A curated list of open-source packages I develop and maintain.

Packages


Model2Vec

State-of-the-art static embedding models distilled from sentence transformers, designed for extremely fast CPU inference. Model2Vec produces tiny models (as small as 4MB) that deliver high-quality text embeddings, processing thousands of texts per second.


SemHash

A semantic deduplication and filtering library for text datasets based on embedding similarity. SemHash can be used to remove near-duplicates, detect overlap between splits, or clean large corpora before training.


Pyversity

A fast, lightweight library for diversifying retrieval results using classical diversification strategies.
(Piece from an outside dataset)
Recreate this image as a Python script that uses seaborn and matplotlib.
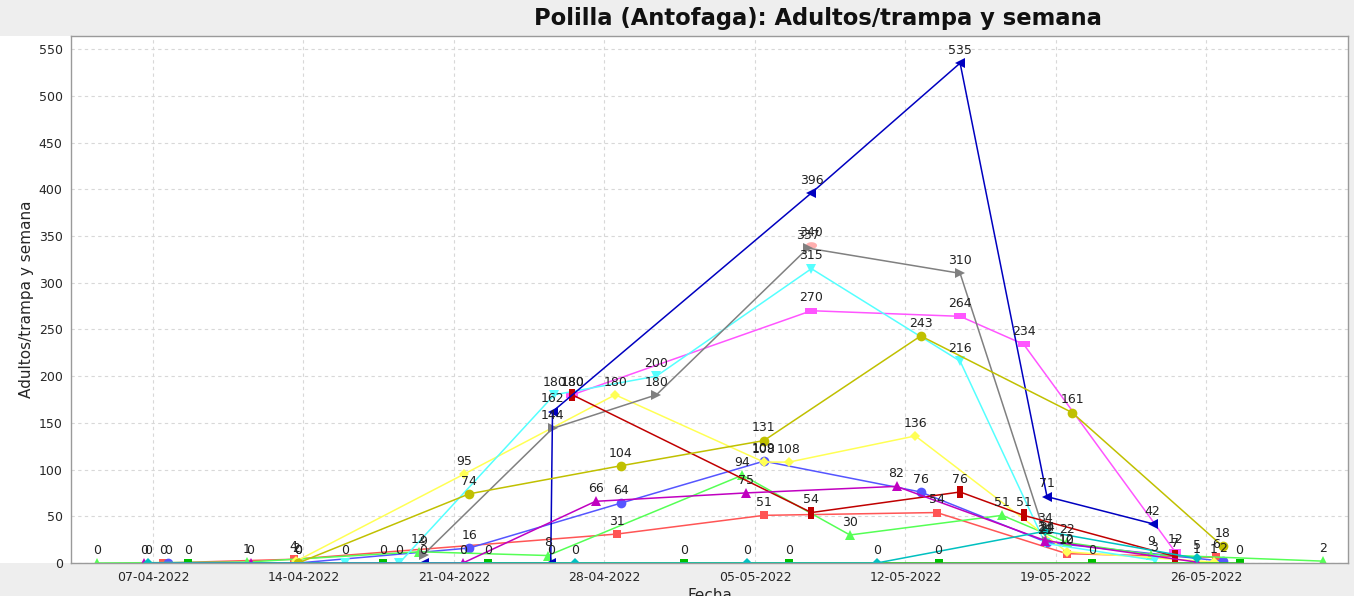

Pyversity provides a unified API for methods such as MMR, MSD, DPP, COVER, and SSD, with NumPy as its only dependency.


Potion

Tiny state-of-the-art static embedding models built with Model2Vec. Potion models are optimized for speed and efficiency, with pre-trained models available for English, Multilingual, and retrieval tasks.


Vicinity

A unified nearest-neighbor search interface that provides a consistent API over multiple vector search backends. Vicinity is designed to make it easy to switch or compare ANN implementations without changing application code.


Tokenlearn

A pre-training method and tooling for learning compact static embeddings used in distillation pipelines. Tokenlearn focuses on efficiently learning token-level representations that transfer well to downstream static models.


Model2Vec-rs

A Rust implementation of Model2Vec for performance-critical and native Rust use cases. This package mirrors the Python version while emphasizing speed, memory efficiency, and Rust ecosystem integration.